STATED PROBLEM
It is required that the lines from the top of the listing through the line with "4.0, 4.5, 5.0]" be reproduced exactly, excluding pictures.

= = =

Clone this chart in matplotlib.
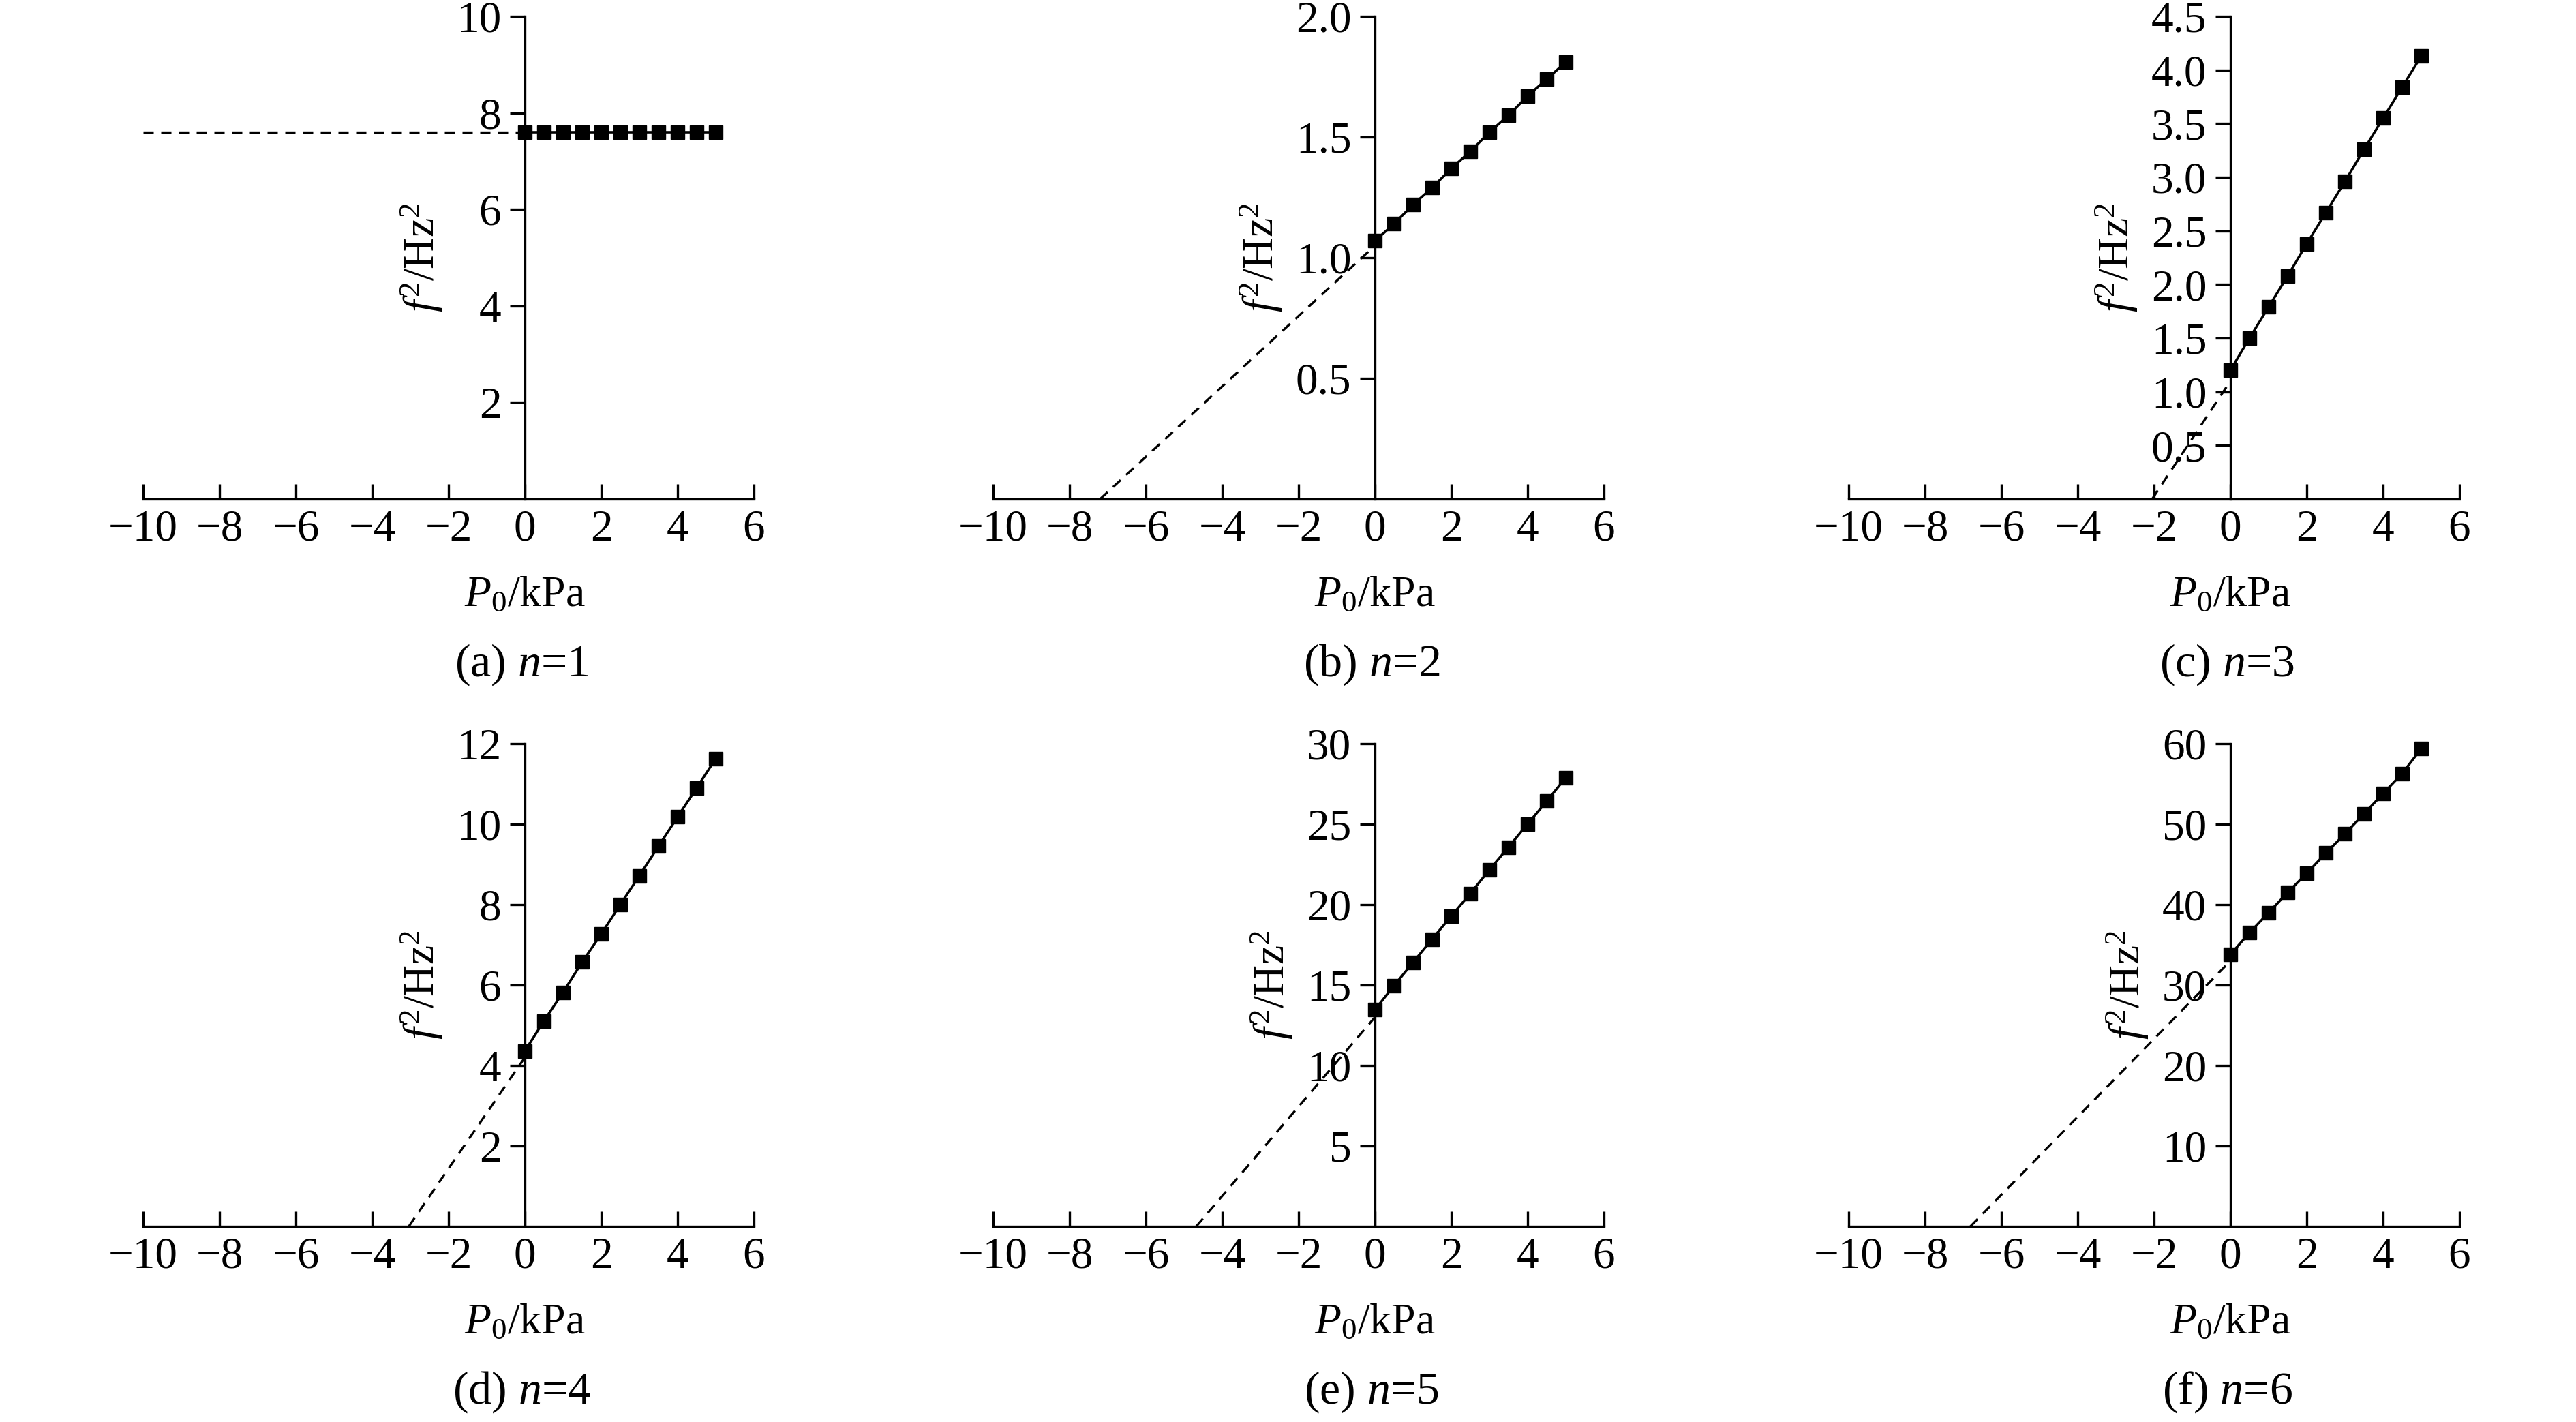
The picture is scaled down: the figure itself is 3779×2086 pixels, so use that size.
import matplotlib
matplotlib.use('Agg')
import matplotlib.pyplot as plt
import numpy as np

plt.rcParams['font.family'] = 'Liberation Serif'
plt.rcParams['mathtext.fontset'] = 'custom'
plt.rcParams['mathtext.rm'] = 'Liberation Serif'
plt.rcParams['mathtext.it'] = 'Liberation Serif:italic'

TICK_FS = 47
LABEL_FS = 46
CAPTION_FS = 49

# 压力 P0 / kPa
p0 = [0, 0.5, 1.0, 1.5, 2.0, 2.5, 3.0, 3.5, 4.0, 4.5, 5.0]

# f^2 / Hz^2 for n = 1..6
f2_n1 = [7.6, 7.6, 7.6, 7.6, 7.6, 7.6, 7.6, 7.6, 7.6, 7.6, 7.6]
f2_n2 = [1.07, 1.14, 1.22, 1.29, 1.37, 1.44, 1.52, 1.59, 1.67, 1.74, 1.81]
f2_n3 = [1.20, 1.50, 1.79, 2.08, 2.38, 2.67, 2.96, 3.26, 3.55, 3.84, 4.13]
f2_n4 = [4.36, 5.11, 5.82, 6.57, 7.27, 8.00, 8.72, 9.45, 10.18, 10.90, 11.63]
f2_n5 = [13.47, 14.96, 16.41, 17.86, 19.29, 20.69, 22.17, 23.57, 25.02, 26.42, 27.90]
f2_n6 = [33.8, 36.5, 39.0, 41.5, 43.9, 46.4, 48.8, 51.3, 53.8, 56.3, 59.4]
series = [f2_n1, f2_n2, f2_n3, f2_n4, f2_n5, f2_n6]

# 外推虚线端点 (x_start, y_start) -> (0, y_end)
ext_x = [-10.0, -7.2, -2.05, -3.04, -4.68, -6.81]
ext_y0 = [7.6, 0, 0, 0, 0, 0]
ext_y1 = [7.6, 1.05, 1.10, 4.20, 13.0, 33.0]

y_tops = [10, 2.0, 4.5, 12, 30, 60]
y_ticks = [
    [2, 4, 6, 8, 10],
    [0.5, 1.0, 1.5, 2.0],
    [0.5, 1.0, 1.5, 2.0, 2.5, 3.0, 3.5, 4.0, 4.5],
    [2, 4, 6, 8, 10, 12],
    [5, 10, 15, 20, 25, 30],
    [10, 20, 30, 40, 50, 60],
]
y_fmt = ['{:.0f}', '{:.1f}', '{:.1f}', '{:.0f}', '{:.0f}', '{:.0f}']
x_ticks = [-10, -8, -6, -4, -2, 0, 2, 4, 6]
captions = ['(a) $n$=1', '(b) $n$=2', '(c) $n$=3', '(d) $n$=4', '(e) $n$=5', '(f) $n$=6']

W, H = 3779, 2086
fig = plt.figure(figsize=(W / 100, H / 100), dpi=100)

col_left = [210, 1457, 2712]
ax_w = 896
row_bottom = [732, 1799]
ax_h = 708

LW_AX = 2.4
for i in range(6):
    r, c = divmod(i, 3)
    ax = fig.add_axes([col_left[c] / W, 1 - row_bottom[r] / H, ax_w / W, ax_h / H])

    ax.plot(p0, series[i], color='black', linewidth=2.6, marker='s',
            markersize=14, clip_on=False, zorder=3)
    ax.plot([ext_x[i], 0], [ext_y0[i], ext_y1[i]], color='black',
            linewidth=2.4, dashes=(4.5, 3.3), clip_on=False, zorder=2)

    ax.set_xlim(-10, 6)
    ax.set_ylim(0, y_tops[i])
    ax.spines['left'].set_position(('data', 0))
    ax.spines['top'].set_visible(False)
    ax.spines['right'].set_visible(False)
    for s in ['left', 'bottom']:
        ax.spines[s].set_linewidth(LW_AX)

    ax.set_xticks(x_ticks)
    ax.set_xticklabels([('\u2212' if v < 0 else '') + str(abs(v)) for v in x_ticks])
    ax.set_yticks(y_ticks[i])
    ax.set_yticklabels([y_fmt[i].format(v) for v in y_ticks[i]])
    ax.tick_params(axis='x', direction='in', length=16, width=LW_AX,
                   labelsize=TICK_FS, pad=11)
    ax.tick_params(axis='y', direction='out', length=16, width=LW_AX,
                   labelsize=TICK_FS, pad=9)

    ax.set_ylabel('$f^2$/Hz$^2$', fontsize=LABEL_FS, labelpad=12)
    ax.text(0.625, -0.222, '$P_0$/kPa', transform=ax.transAxes,
            ha='center', va='baseline', fontsize=LABEL_FS)
    ax.text(0.62, -0.367, captions[i], transform=ax.transAxes,
            ha='center', va='baseline', fontsize=CAPTION_FS)
    ax.patch.set_visible(False)

fig.savefig('out.png', dpi=100, facecolor='white')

= = =

OUTPUT OF THE EXERCISE
Clone this chart in matplotlib.
The picture is scaled down: the figure itself is 3779×2086 pixels, so use that size.
import matplotlib
matplotlib.use('Agg')
import matplotlib.pyplot as plt
import numpy as np

plt.rcParams['font.family'] = 'Liberation Serif'
plt.rcParams['mathtext.fontset'] = 'custom'
plt.rcParams['mathtext.rm'] = 'Liberation Serif'
plt.rcParams['mathtext.it'] = 'Liberation Serif:italic'

TICK_FS = 47
LABEL_FS = 46
CAPTION_FS = 49

# 压力 P0 / kPa
p0 = [0, 0.5, 1.0, 1.5, 2.0, 2.5, 3.0, 3.5, 4.0, 4.5, 5.0]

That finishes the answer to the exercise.